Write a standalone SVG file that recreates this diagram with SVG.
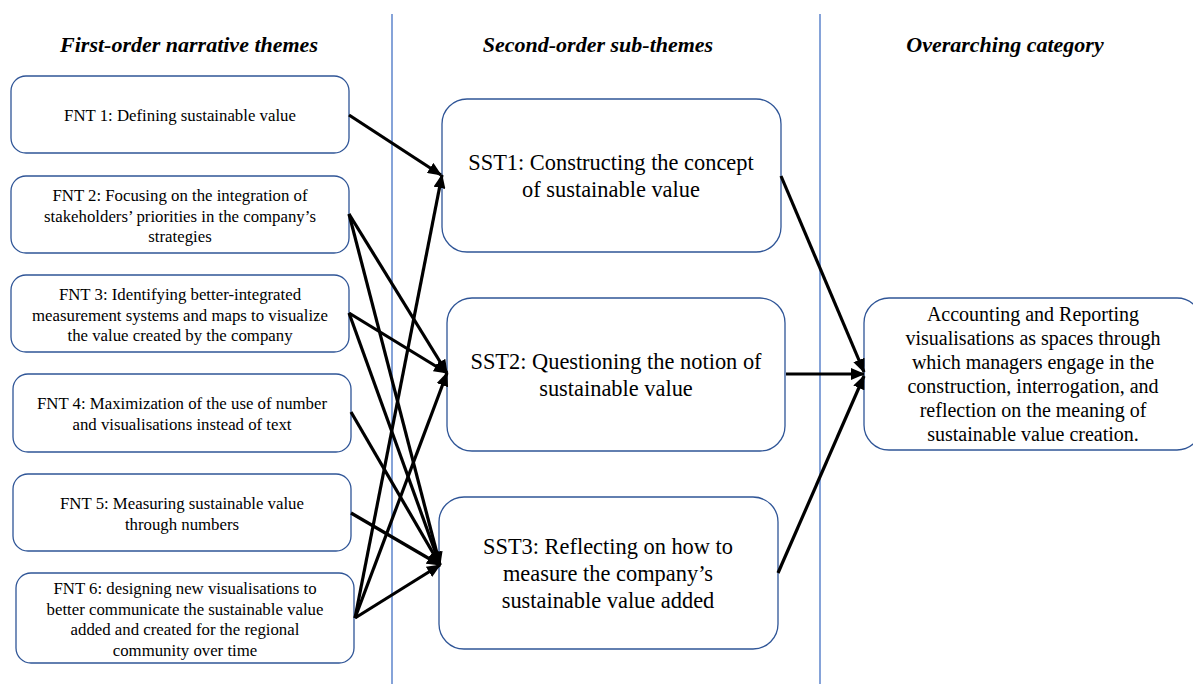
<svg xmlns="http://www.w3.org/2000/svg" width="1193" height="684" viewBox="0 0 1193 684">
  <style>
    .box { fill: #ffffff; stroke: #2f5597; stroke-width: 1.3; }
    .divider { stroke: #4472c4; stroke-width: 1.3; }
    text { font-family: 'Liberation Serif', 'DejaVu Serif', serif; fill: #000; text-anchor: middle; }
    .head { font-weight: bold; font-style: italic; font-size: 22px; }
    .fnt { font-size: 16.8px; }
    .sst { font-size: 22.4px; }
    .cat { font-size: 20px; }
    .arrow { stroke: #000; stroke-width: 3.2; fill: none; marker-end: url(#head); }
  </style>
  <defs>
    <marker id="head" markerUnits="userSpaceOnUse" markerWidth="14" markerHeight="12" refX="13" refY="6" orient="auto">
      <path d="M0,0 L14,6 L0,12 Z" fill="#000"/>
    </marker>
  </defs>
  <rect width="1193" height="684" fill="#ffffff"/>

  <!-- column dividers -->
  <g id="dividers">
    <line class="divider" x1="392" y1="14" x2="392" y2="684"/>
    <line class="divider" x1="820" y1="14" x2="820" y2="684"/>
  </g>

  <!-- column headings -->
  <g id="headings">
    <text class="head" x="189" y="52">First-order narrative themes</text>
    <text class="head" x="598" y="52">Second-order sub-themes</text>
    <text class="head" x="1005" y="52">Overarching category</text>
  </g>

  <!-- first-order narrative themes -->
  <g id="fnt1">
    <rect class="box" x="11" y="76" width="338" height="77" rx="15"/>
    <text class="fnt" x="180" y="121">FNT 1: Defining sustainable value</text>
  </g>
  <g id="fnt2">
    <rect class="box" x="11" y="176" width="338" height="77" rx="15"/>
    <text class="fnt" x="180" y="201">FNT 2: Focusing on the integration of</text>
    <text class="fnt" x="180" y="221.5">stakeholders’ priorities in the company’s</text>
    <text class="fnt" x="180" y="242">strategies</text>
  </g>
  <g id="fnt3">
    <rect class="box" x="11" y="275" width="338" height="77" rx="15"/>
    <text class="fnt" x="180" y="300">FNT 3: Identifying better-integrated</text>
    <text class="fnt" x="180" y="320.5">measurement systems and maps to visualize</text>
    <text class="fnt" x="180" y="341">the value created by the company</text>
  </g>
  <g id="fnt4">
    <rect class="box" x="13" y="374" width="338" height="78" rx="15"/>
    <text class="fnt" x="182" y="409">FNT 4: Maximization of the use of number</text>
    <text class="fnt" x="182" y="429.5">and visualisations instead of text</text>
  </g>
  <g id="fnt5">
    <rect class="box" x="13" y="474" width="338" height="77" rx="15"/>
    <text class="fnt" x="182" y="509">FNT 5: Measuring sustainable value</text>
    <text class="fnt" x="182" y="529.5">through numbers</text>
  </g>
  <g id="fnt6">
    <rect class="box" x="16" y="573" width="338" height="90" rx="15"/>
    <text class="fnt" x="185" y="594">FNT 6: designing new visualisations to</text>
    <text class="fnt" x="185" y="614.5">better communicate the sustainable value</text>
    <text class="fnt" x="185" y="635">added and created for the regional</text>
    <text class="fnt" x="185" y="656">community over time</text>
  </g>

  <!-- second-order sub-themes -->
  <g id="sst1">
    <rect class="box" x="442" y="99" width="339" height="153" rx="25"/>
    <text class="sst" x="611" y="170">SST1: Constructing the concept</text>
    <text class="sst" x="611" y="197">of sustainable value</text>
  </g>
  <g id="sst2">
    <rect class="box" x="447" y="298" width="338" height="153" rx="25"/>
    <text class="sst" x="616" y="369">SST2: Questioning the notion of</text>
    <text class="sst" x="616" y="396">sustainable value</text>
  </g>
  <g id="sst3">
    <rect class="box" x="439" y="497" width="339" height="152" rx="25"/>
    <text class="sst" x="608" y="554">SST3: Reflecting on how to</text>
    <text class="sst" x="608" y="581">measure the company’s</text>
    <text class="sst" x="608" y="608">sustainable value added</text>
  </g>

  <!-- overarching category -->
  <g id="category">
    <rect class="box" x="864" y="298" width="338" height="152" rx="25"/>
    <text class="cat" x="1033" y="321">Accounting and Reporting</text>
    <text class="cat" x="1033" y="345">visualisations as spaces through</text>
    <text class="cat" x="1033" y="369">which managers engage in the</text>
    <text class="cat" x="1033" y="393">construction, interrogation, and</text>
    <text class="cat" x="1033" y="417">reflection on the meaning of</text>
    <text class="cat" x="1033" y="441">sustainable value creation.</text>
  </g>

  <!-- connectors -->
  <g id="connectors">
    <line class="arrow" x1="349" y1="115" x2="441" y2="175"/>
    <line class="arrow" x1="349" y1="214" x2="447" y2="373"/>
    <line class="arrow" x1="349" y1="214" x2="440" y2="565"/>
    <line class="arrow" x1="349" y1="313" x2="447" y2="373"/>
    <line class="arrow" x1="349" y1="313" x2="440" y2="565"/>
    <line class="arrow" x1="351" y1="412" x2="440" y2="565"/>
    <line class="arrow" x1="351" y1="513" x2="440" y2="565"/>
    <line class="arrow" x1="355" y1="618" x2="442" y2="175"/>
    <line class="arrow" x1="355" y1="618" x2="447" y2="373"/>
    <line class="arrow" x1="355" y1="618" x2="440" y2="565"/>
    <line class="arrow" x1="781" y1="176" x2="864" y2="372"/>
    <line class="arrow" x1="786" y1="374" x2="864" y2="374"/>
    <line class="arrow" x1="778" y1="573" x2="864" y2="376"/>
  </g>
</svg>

◆ **REQUIRED TASK**
All of the material above should be reproduced exactly, except the pictures.

◆ **EXPECTED ANSWER**
Write a standalone SVG file that recreates this diagram with SVG.
<svg xmlns="http://www.w3.org/2000/svg" width="1193" height="684" viewBox="0 0 1193 684">
  <style>
    .box { fill: #ffffff; stroke: #2f5597; stroke-width: 1.3; }
    .divider { stroke: #4472c4; stroke-width: 1.3; }
    text { font-family: 'Liberation Serif', 'DejaVu Serif', serif; fill: #000; text-anchor: middle; }
    .head { font-weight: bold; font-style: italic; font-size: 22px; }
    .fnt { font-size: 16.8px; }
    .sst { font-size: 22.4px; }
    .cat { font-size: 20px; }
    .arrow { stroke: #000; stroke-width: 3.2; fill: none; marker-end: url(#head); }
  </style>
  <defs>
    <marker id="head" markerUnits="userSpaceOnUse" markerWidth="14" markerHeight="12" refX="13" refY="6" orient="auto">
      <path d="M0,0 L14,6 L0,12 Z" fill="#000"/>
    </marker>
  </defs>
  <rect width="1193" height="684" fill="#ffffff"/>

  <!-- column dividers -->
  <g id="dividers">
    <line class="divider" x1="392" y1="14" x2="392" y2="684"/>
    <line class="divider" x1="820" y1="14" x2="820" y2="684"/>
  </g>

  <!-- column headings -->
  <g id="headings">
    <text class="head" x="189" y="52">First-order narrative themes</text>
    <text class="head" x="598" y="52">Second-order sub-themes</text>
    <text class="head" x="1005" y="52">Overarching category</text>
  </g>

  <!-- first-order narrative themes -->
  <g id="fnt1">
    <rect class="box" x="11" y="76" width="338" height="77" rx="15"/>
    <text class="fnt" x="180" y="121">FNT 1: Defining sustainable value</text>
  </g>
  <g id="fnt2">
    <rect class="box" x="11" y="176" width="338" height="77" rx="15"/>
    <text class="fnt" x="180" y="201">FNT 2: Focusing on the integration of</text>
    <text class="fnt" x="180" y="221.5">stakeholders’ priorities in the company’s</text>
    <text class="fnt" x="180" y="242">strategies</text>
  </g>
  <g id="fnt3">
    <rect class="box" x="11" y="275" width="338" height="77" rx="15"/>
    <text class="fnt" x="180" y="300">FNT 3: Identifying better-integrated</text>
    <text class="fnt" x="180" y="320.5">measurement systems and maps to visualize</text>
    <text class="fnt" x="180" y="341">the value created by the company</text>
  </g>
  <g id="fnt4">
    <rect class="box" x="13" y="374" width="338" height="78" rx="15"/>
    <text class="fnt" x="182" y="409">FNT 4: Maximization of the use of number</text>
    <text class="fnt" x="182" y="429.5">and visualisations instead of text</text>
  </g>
  <g id="fnt5">
    <rect class="box" x="13" y="474" width="338" height="77" rx="15"/>
    <text class="fnt" x="182" y="509">FNT 5: Measuring sustainable value</text>
    <text class="fnt" x="182" y="529.5">through numbers</text>
  </g>
  <g id="fnt6">
    <rect class="box" x="16" y="573" width="338" height="90" rx="15"/>
    <text class="fnt" x="185" y="594">FNT 6: designing new visualisations to</text>
    <text class="fnt" x="185" y="614.5">better communicate the sustainable value</text>
    <text class="fnt" x="185" y="635">added and created for the regional</text>
    <text class="fnt" x="185" y="656">community over time</text>
  </g>

  <!-- second-order sub-themes -->
  <g id="sst1">
    <rect class="box" x="442" y="99" width="339" height="153" rx="25"/>
    <text class="sst" x="611" y="170">SST1: Constructing the concept</text>
    <text class="sst" x="611" y="197">of sustainable value</text>
  </g>
  <g id="sst2">
    <rect class="box" x="447" y="298" width="338" height="153" rx="25"/>
    <text class="sst" x="616" y="369">SST2: Questioning the notion of</text>
    <text class="sst" x="616" y="396">sustainable value</text>
  </g>
  <g id="sst3">
    <rect class="box" x="439" y="497" width="339" height="152" rx="25"/>
    <text class="sst" x="608" y="554">SST3: Reflecting on how to</text>
    <text class="sst" x="608" y="581">measure the company’s</text>
    <text class="sst" x="608" y="608">sustainable value added</text>
  </g>

  <!-- overarching category -->
  <g id="category">
    <rect class="box" x="864" y="298" width="338" height="152" rx="25"/>
    <text class="cat" x="1033" y="321">Accounting and Reporting</text>
    <text class="cat" x="1033" y="345">visualisations as spaces through</text>
    <text class="cat" x="1033" y="369">which managers engage in the</text>
    <text class="cat" x="1033" y="393">construction, interrogation, and</text>
    <text class="cat" x="1033" y="417">reflection on the meaning of</text>
    <text class="cat" x="1033" y="441">sustainable value creation.</text>
  </g>

  <!-- connectors -->
  <g id="connectors">
    <line class="arrow" x1="349" y1="115" x2="441" y2="175"/>
    <line class="arrow" x1="349" y1="214" x2="447" y2="373"/>
    <line class="arrow" x1="349" y1="214" x2="440" y2="565"/>
    <line class="arrow" x1="349" y1="313" x2="447" y2="373"/>
    <line class="arrow" x1="349" y1="313" x2="440" y2="565"/>
    <line class="arrow" x1="351" y1="412" x2="440" y2="565"/>
    <line class="arrow" x1="351" y1="513" x2="440" y2="565"/>
    <line class="arrow" x1="355" y1="618" x2="442" y2="175"/>
    <line class="arrow" x1="355" y1="618" x2="447" y2="373"/>
    <line class="arrow" x1="355" y1="618" x2="440" y2="565"/>
    <line class="arrow" x1="781" y1="176" x2="864" y2="372"/>
    <line class="arrow" x1="786" y1="374" x2="864" y2="374"/>
    <line class="arrow" x1="778" y1="573" x2="864" y2="376"/>
  </g>
</svg>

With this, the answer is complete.